**Given instruction**:
Locate each line of the material that contains "with", then return it.

** begin Stored data **

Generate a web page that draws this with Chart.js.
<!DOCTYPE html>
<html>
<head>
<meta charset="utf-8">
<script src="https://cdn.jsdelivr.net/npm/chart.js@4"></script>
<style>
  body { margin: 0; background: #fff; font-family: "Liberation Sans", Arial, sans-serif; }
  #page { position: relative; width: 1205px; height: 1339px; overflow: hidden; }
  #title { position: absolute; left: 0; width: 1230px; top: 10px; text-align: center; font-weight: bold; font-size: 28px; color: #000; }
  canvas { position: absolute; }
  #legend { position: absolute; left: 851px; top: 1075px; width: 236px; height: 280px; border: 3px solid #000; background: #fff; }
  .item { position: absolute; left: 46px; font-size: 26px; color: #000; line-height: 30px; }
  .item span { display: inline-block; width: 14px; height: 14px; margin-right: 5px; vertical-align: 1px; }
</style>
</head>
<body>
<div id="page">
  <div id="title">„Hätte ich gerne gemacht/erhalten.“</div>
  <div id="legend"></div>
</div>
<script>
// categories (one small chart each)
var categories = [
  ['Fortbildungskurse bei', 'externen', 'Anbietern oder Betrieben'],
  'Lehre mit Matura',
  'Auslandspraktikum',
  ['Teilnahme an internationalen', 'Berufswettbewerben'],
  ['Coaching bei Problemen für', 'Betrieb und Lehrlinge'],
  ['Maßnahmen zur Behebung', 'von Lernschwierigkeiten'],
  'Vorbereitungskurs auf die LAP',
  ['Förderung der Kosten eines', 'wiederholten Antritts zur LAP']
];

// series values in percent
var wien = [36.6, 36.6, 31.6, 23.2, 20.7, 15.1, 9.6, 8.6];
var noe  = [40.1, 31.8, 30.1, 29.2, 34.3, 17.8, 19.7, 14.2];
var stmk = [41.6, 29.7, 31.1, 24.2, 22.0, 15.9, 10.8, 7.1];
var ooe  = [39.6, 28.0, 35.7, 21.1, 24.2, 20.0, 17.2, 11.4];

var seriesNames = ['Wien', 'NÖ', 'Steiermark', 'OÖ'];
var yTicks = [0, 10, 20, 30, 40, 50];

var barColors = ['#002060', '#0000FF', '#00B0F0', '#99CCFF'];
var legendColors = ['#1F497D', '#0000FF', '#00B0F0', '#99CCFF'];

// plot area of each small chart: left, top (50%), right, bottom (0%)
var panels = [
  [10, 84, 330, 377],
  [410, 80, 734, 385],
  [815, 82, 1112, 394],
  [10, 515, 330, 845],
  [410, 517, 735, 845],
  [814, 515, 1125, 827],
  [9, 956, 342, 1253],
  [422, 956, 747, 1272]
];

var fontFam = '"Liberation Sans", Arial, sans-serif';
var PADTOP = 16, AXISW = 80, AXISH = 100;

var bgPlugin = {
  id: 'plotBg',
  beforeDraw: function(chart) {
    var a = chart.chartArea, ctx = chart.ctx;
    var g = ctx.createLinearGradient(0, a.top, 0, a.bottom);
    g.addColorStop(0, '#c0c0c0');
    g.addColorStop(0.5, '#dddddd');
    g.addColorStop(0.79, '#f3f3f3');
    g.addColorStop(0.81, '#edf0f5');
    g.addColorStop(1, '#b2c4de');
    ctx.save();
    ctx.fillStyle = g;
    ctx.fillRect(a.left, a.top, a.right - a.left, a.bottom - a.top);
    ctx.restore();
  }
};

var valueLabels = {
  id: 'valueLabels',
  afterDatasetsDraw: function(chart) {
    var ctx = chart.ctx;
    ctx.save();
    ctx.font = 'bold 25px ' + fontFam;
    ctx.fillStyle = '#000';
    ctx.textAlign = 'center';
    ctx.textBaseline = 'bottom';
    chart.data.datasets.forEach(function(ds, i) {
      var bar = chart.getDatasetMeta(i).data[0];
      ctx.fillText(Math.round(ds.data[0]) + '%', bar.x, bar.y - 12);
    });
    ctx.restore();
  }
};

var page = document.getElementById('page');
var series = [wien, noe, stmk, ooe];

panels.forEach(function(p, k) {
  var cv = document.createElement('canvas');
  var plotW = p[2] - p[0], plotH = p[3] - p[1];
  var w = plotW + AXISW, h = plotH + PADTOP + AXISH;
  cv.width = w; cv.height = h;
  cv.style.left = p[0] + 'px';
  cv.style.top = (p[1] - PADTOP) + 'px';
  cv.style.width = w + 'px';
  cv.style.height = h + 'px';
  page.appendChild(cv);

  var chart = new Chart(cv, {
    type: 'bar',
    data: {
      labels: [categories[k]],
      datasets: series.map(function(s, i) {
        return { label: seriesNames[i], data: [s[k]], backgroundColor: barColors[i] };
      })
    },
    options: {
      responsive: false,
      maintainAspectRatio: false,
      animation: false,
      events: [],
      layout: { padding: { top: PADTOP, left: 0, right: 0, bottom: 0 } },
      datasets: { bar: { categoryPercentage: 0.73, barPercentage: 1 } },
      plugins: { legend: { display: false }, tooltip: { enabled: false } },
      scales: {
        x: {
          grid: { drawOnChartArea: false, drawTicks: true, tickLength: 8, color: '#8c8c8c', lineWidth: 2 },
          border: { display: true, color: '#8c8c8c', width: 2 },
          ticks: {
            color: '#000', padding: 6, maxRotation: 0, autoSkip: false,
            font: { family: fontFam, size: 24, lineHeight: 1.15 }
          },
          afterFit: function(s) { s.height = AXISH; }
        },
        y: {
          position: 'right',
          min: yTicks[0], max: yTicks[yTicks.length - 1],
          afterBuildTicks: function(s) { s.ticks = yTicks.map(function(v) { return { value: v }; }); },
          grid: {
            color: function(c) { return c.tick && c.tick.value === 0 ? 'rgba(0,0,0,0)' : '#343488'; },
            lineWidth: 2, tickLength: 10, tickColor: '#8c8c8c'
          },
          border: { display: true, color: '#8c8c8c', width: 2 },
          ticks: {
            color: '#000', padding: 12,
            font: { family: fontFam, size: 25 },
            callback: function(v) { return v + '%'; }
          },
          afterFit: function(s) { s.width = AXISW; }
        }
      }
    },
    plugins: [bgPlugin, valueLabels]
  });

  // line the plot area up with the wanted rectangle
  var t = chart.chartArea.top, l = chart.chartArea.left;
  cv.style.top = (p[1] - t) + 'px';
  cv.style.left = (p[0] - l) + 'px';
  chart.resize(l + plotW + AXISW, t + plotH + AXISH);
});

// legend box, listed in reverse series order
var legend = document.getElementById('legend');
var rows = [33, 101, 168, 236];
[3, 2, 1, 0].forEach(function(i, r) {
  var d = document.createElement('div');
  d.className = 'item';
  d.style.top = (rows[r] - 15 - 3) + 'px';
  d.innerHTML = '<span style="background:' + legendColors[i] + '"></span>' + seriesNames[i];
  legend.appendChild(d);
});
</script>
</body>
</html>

** end Stored data **

**Task solution**:
Generate a web page that draws this with Chart.js.
  // line the plot area up with the wanted rectangle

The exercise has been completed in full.